Your goal:
Your task is to transcribe, without alteration, the lines from the top of the material below through the line bearing "1.278, 1.310, 1.341]", inclusive.

Dataset excerpt:
——
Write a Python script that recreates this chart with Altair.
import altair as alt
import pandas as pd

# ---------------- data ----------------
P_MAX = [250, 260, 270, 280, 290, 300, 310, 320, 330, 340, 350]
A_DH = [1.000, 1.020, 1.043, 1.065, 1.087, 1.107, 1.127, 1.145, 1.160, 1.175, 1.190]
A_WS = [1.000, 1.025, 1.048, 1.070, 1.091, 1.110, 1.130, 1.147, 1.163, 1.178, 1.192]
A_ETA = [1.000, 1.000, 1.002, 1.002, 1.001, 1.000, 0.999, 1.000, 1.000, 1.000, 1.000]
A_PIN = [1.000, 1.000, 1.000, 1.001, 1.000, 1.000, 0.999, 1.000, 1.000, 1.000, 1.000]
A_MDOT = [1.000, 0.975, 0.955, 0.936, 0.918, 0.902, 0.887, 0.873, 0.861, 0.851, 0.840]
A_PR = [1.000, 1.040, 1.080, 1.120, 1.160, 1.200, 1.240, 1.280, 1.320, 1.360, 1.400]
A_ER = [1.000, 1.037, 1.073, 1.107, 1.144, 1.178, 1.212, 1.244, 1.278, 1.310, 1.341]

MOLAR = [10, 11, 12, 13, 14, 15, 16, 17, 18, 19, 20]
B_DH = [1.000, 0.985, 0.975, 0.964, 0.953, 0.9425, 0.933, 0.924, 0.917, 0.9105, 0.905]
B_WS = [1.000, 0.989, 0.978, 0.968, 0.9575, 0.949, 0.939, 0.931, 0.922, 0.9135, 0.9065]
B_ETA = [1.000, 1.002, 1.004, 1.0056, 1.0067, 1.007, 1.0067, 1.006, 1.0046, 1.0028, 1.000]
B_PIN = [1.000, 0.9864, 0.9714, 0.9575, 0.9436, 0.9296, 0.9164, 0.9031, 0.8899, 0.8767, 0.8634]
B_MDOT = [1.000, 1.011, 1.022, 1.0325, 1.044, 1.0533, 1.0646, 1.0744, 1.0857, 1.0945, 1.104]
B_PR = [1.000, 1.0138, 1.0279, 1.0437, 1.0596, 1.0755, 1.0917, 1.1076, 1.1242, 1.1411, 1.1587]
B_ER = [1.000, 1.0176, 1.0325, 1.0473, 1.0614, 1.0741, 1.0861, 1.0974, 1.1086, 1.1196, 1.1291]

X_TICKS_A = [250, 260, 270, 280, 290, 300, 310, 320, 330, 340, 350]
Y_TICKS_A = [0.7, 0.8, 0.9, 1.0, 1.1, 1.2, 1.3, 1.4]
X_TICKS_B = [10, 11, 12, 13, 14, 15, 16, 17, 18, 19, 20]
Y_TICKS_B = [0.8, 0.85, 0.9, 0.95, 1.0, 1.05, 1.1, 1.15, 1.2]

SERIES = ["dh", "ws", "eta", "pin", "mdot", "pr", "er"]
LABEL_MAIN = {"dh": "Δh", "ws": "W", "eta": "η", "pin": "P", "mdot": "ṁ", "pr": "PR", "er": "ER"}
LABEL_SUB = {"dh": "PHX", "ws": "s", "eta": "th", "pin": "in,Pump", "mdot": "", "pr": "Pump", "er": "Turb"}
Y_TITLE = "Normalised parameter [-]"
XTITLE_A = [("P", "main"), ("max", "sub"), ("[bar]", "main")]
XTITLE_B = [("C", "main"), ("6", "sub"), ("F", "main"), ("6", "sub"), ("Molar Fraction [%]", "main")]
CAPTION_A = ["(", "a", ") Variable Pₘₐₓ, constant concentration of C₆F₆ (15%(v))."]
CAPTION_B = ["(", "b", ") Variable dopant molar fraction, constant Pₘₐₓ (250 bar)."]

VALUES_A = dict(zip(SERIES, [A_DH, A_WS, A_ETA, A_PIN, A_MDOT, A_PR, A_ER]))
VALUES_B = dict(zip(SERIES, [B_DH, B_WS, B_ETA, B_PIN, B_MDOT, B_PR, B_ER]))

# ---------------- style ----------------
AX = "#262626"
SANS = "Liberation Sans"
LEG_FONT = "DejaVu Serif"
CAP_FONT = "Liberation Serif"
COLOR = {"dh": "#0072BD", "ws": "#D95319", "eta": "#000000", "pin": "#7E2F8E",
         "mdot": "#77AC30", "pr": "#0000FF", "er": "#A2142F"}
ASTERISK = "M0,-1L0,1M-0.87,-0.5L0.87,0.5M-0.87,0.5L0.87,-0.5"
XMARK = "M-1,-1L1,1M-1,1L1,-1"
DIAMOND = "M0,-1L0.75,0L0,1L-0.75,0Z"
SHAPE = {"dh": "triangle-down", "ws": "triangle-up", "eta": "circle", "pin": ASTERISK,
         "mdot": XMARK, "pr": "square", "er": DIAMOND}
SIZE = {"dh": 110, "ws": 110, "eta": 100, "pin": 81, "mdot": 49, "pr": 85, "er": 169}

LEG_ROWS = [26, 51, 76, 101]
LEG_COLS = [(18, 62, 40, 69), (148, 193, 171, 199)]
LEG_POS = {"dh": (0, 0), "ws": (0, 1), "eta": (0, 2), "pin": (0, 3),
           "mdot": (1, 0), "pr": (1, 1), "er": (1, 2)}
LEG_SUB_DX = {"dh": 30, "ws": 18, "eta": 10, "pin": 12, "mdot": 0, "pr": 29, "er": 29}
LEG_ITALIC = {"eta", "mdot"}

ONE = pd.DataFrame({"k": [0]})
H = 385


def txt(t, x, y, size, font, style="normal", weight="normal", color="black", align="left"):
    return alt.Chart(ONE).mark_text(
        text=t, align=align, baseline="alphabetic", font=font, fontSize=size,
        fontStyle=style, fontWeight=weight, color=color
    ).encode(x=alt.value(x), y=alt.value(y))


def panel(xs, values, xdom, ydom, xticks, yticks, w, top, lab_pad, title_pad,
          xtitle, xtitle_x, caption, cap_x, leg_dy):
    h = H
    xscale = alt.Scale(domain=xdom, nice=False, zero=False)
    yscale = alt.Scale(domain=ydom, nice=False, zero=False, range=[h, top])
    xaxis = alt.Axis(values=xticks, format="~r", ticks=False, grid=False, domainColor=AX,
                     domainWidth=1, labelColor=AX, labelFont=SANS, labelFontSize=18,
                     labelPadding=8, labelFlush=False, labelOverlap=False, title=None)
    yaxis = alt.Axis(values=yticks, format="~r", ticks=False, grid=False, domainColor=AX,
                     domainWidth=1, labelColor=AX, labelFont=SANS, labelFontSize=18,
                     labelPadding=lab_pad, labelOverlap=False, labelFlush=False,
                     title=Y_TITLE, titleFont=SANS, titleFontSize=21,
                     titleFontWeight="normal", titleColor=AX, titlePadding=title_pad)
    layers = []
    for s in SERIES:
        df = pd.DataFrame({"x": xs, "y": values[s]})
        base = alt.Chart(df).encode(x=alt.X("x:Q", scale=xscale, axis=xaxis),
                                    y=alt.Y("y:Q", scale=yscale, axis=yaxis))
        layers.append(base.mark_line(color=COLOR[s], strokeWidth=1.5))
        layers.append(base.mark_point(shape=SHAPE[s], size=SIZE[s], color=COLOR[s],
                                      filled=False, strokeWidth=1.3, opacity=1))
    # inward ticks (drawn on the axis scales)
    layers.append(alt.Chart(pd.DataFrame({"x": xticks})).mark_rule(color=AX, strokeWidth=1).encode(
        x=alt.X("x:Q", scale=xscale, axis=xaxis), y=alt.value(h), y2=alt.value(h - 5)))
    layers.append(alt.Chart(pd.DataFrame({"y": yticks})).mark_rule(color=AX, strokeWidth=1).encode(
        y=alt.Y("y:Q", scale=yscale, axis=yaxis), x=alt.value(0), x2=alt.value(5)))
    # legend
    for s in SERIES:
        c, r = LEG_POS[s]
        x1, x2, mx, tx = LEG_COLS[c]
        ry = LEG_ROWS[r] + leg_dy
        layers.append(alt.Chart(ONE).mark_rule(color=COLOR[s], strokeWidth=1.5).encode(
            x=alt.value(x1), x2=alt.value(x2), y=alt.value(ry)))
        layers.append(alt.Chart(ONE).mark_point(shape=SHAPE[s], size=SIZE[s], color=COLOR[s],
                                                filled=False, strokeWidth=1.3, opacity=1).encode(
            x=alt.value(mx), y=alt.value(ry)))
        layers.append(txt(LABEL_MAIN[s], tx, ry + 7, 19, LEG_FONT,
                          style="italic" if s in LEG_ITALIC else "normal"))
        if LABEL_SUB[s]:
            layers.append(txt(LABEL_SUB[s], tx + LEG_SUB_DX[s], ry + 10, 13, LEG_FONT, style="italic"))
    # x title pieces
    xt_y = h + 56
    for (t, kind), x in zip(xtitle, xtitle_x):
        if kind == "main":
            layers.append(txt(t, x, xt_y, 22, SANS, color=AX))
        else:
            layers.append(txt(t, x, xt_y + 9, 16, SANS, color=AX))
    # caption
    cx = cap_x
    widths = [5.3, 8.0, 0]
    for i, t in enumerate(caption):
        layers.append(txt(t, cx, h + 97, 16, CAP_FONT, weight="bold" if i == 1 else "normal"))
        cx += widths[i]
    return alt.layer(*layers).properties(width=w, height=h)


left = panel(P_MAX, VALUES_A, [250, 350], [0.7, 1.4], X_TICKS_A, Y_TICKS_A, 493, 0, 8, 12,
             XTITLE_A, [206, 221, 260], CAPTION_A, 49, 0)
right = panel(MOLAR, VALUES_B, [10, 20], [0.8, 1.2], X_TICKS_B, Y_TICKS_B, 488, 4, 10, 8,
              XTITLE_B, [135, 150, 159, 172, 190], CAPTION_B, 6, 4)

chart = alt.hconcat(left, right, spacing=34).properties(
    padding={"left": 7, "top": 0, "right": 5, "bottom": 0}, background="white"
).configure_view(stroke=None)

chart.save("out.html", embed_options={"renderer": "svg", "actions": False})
——
Task answer:
Write a Python script that recreates this chart with Altair.
import altair as alt
import pandas as pd

# ---------------- data ----------------
P_MAX = [250, 260, 270, 280, 290, 300, 310, 320, 330, 340, 350]
A_DH = [1.000, 1.020, 1.043, 1.065, 1.087, 1.107, 1.127, 1.145, 1.160, 1.175, 1.190]
A_WS = [1.000, 1.025, 1.048, 1.070, 1.091, 1.110, 1.130, 1.147, 1.163, 1.178, 1.192]
A_ETA = [1.000, 1.000, 1.002, 1.002, 1.001, 1.000, 0.999, 1.000, 1.000, 1.000, 1.000]
A_PIN = [1.000, 1.000, 1.000, 1.001, 1.000, 1.000, 0.999, 1.000, 1.000, 1.000, 1.000]
A_MDOT = [1.000, 0.975, 0.955, 0.936, 0.918, 0.902, 0.887, 0.873, 0.861, 0.851, 0.840]
A_PR = [1.000, 1.040, 1.080, 1.120, 1.160, 1.200, 1.240, 1.280, 1.320, 1.360, 1.400]
A_ER = [1.000, 1.037, 1.073, 1.107, 1.144, 1.178, 1.212, 1.244, 1.278, 1.310, 1.341]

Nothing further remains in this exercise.